# Dataset extract
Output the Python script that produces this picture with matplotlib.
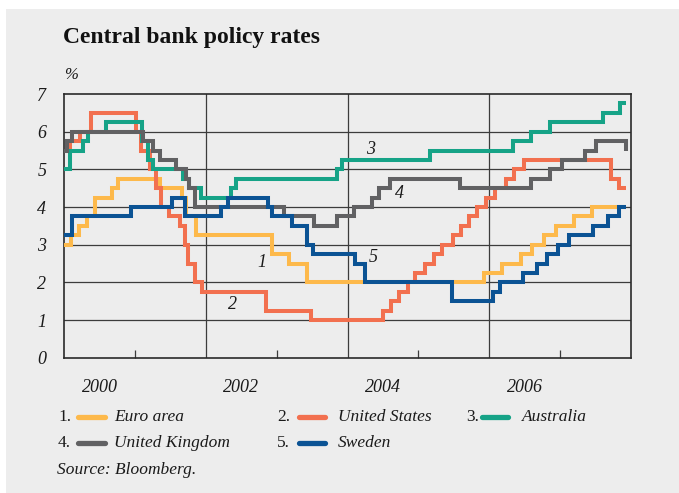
import matplotlib
matplotlib.use("Agg")
import matplotlib.pyplot as plt
from matplotlib.lines import Line2D
from matplotlib.patches import Rectangle
import datetime as dt

# ---------------- data ----------------
END_DATE = "2007-12-08"

euro_dates = ["2000-01-01", "2000-02-04", "2000-03-17", "2000-04-28", "2000-06-09",
              "2000-09-01", "2000-10-06", "2001-05-11", "2001-08-31", "2001-09-18",
              "2001-11-09", "2002-12-06", "2003-03-07", "2003-06-06", "2005-12-06",
              "2006-03-08", "2006-06-15", "2006-08-09", "2006-10-11", "2006-12-13",
              "2007-03-14", "2007-06-13"]
euro_rates = [3.00, 3.25, 3.50, 3.75, 4.25, 4.50, 4.75, 4.50, 4.25, 3.75, 3.25, 2.75,
              2.50, 2.00, 2.25, 2.50, 2.75, 3.00, 3.25, 3.50, 3.75, 4.00]

us_dates = ["2000-01-01", "2000-02-02", "2000-03-21", "2000-05-16", "2001-01-03",
            "2001-01-31", "2001-03-20", "2001-04-18", "2001-05-15", "2001-06-27",
            "2001-08-21", "2001-09-17", "2001-10-02", "2001-11-06", "2001-12-11",
            "2002-11-06", "2003-06-25", "2004-06-30", "2004-08-10", "2004-09-21",
            "2004-11-10", "2004-12-14", "2005-02-02", "2005-03-22", "2005-05-03",
            "2005-06-30", "2005-08-09", "2005-09-20", "2005-11-01", "2005-12-13",
            "2006-01-31", "2006-03-28", "2006-05-10", "2006-06-29", "2007-09-18",
            "2007-10-31"]
us_rates = [5.50, 5.75, 6.00, 6.50, 6.00, 5.50, 5.00, 4.50, 4.00, 3.75, 3.50, 3.00,
            2.50, 2.00, 1.75, 1.25, 1.00, 1.25, 1.50, 1.75, 2.00, 2.25, 2.50, 2.75,
            3.00, 3.25, 3.50, 3.75, 4.00, 4.25, 4.50, 4.75, 5.00, 5.25, 4.75, 4.50]

aus_dates = ["2000-01-01", "2000-02-02", "2000-04-05", "2000-05-03", "2000-08-02",
             "2001-02-07", "2001-03-07", "2001-04-04", "2001-09-05", "2001-10-03",
             "2001-12-05", "2002-05-08", "2002-06-05", "2003-11-05", "2003-12-03",
             "2005-03-02", "2006-05-03", "2006-08-02", "2006-11-08", "2007-08-08",
             "2007-11-07"]
aus_rates = [5.00, 5.50, 5.75, 6.00, 6.25, 5.75, 5.25, 5.00, 4.75, 4.50, 4.25, 4.50,
             4.75, 5.00, 5.25, 5.50, 5.75, 6.00, 6.25, 6.50, 6.75]

uk_dates = ["2000-01-01", "2000-01-13", "2000-02-10", "2001-02-08", "2001-04-05",
            "2001-05-10", "2001-08-02", "2001-09-18", "2001-10-04", "2001-11-08",
            "2003-02-06", "2003-07-10", "2003-11-06", "2004-02-05", "2004-05-06",
            "2004-06-10", "2004-08-05", "2005-08-04", "2006-08-03", "2006-11-09",
            "2007-01-11", "2007-05-10", "2007-07-05", "2007-12-06"]
uk_rates = [5.50, 5.75, 6.00, 5.75, 5.50, 5.25, 5.00, 4.75, 4.50, 4.00, 3.75, 3.50,
            3.75, 4.00, 4.25, 4.50, 4.75, 4.50, 4.75, 5.00, 5.25, 5.50, 5.75, 5.50]

se_dates = ["2000-01-01", "2000-02-09", "2000-12-13", "2001-07-11", "2001-09-17",
            "2002-03-19", "2002-04-26", "2002-11-15", "2002-12-05", "2003-03-18",
            "2003-06-05", "2003-07-04", "2004-02-06", "2004-04-01", "2005-06-21",
            "2006-01-20", "2006-02-27", "2006-06-21", "2006-09-05", "2006-10-27",
            "2006-12-20", "2007-02-16", "2007-06-21", "2007-09-06", "2007-10-30"]
se_rates = [3.25, 3.75, 4.00, 4.25, 3.75, 4.00, 4.25, 4.00, 3.75, 3.50, 3.00, 2.75,
            2.50, 2.00, 1.50, 1.75, 2.00, 2.25, 2.50, 2.75, 3.00, 3.25, 3.50, 3.75, 4.00]

series_names = ["Euro area", "United States", "Australia", "United Kingdom", "Sweden"]
series_colors = ["#FDB94B", "#F2704F", "#16A387", "#616163", "#0B5394"]
series_dates = [euro_dates, us_dates, aus_dates, uk_dates, se_dates]
series_rates = [euro_rates, us_rates, aus_rates, uk_rates, se_rates]

year_labels = ["2000", "2002", "2004", "2006"]
ytick_values = [0, 1, 2, 3, 4, 5, 6, 7]

# line number labels: (x, y) in data coordinates
label_pos = {"1": (2002.79, 2.54), "2": (2002.38, 1.42), "3": (2004.33, 5.52),
             "4": (2004.73, 4.37), "5": (2004.36, 2.65)}


def dec_year(s):
    d = dt.date.fromisoformat(s)
    start = dt.date(d.year, 1, 1)
    nxt = dt.date(d.year + 1, 1, 1)
    return d.year + (d - start).days / (nxt - start).days


# ---------------- figure ----------------
BG = "#EDEDED"
GRID = "#3C3C3C"
SERIF = ["Liberation Serif", "DejaVu Serif"]

fig = plt.figure(figsize=(6.79, 4.93), dpi=100, facecolor="white")
fig.patches.append(Rectangle((6 / 679, 0), 1, 1 - 9 / 493, transform=fig.transFigure,
                             facecolor=BG, edgecolor="none", zorder=-10))

ax = fig.add_axes([64.3 / 679, 1 - 357.7 / 493, (631 - 64.3) / 679, (357.7 - 94) / 493])
ax.set_facecolor(BG)

end_x = dec_year(END_DATE)
for i, (dates, rates, col) in enumerate(zip(series_dates, series_rates, series_colors)):
    xs = [dec_year(d) for d in dates] + [end_x]
    ys = list(rates) + [rates[-1]]
    ax.step(xs, ys, where="post", color=col, lw=2.9, zorder=3 + i,
            solid_joinstyle="miter", solid_capstyle="butt")

ax.set_xlim(2000, 2008)
ax.set_ylim(0, 7)

for y in ytick_values[1:-1]:
    ax.axhline(y, color=GRID, lw=0.9, zorder=1)
for x in [2002, 2004, 2006]:
    ax.axvline(x, color=GRID, lw=0.9, zorder=1)

for sp in ax.spines.values():
    sp.set_color("#2A2A2A")
    sp.set_linewidth(1.2)

ax.set_xticks([2000.5, 2002.5, 2004.5, 2006.5])
ax.set_xticklabels(year_labels)
ax.set_xticks([2001, 2003, 2005, 2007], minor=True)
ax.tick_params(axis="x", which="major", length=0, pad=15)
ax.tick_params(axis="x", which="minor", length=6, width=0.9, direction="in", color=GRID)
ax.set_yticks(ytick_values)
ax.set_yticklabels([str(v) for v in ytick_values])
ax.tick_params(axis="y", length=0, pad=13)
for lab in ax.get_xticklabels() + ax.get_yticklabels():
    lab.set_fontfamily(SERIF)
    lab.set_fontstyle("italic")
    lab.set_fontsize(13)
    lab.set_color("#1A1A1A")

for k, (x, y) in label_pos.items():
    ax.text(x, y, k, fontfamily=SERIF, fontstyle="italic", fontsize=13,
            ha="center", va="center", color="#1A1A1A", zorder=10)

# title and unit
fig.text(63 / 679, 1 - 37 / 493, "Central bank policy rates", fontfamily=SERIF,
         fontweight="bold", fontsize=17, ha="left", va="center", color="#111111")
fig.text(64 / 679, 1 - 75 / 493, "%", fontfamily=SERIF, fontstyle="italic",
         fontsize=12, ha="left", va="center", color="#1A1A1A")

# legend
legend_items = [
    ("1.", 58, 78, 105, 114, 417),
    ("2.", 277, 299, 325, 338, 417),
    ("3.", 466, 482, 508, 522, 417),
    ("4.", 58, 78, 105, 114, 443),
    ("5.", 277, 299, 325, 338, 443),
]
for (num, xn, xs0, xs1, xt, yy), name, col in zip(legend_items, series_names, series_colors):
    fy = 1 - yy / 493
    fig.text(xn / 679, fy, num, fontfamily=SERIF, fontsize=12.5, ha="left", va="center",
             color="#1A1A1A")
    fig.add_artist(Line2D([xs0 / 679, xs1 / 679], [fy, fy], transform=fig.transFigure,
                          color=col, lw=3.8, solid_capstyle="round"))
    fig.text(xt / 679, fy, name, fontfamily=SERIF, fontstyle="italic", fontsize=12.5,
             ha="left", va="center", color="#1A1A1A")

fig.text(57 / 679, 1 - 470 / 493, "Source: Bloomberg.", fontfamily=SERIF,
         fontstyle="italic", fontsize=12.5, ha="left", va="center", color="#1A1A1A")

fig.savefig("out.png", dpi=100, facecolor="white")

# What the task asks
Give again, word for word, every line from the top of the data through the line with "import datetime as dt", both ends included, and exclude the pictures.

# Answer to this task
Output the Python script that produces this picture with matplotlib.
import matplotlib
matplotlib.use("Agg")
import matplotlib.pyplot as plt
from matplotlib.lines import Line2D
from matplotlib.patches import Rectangle
import datetime as dt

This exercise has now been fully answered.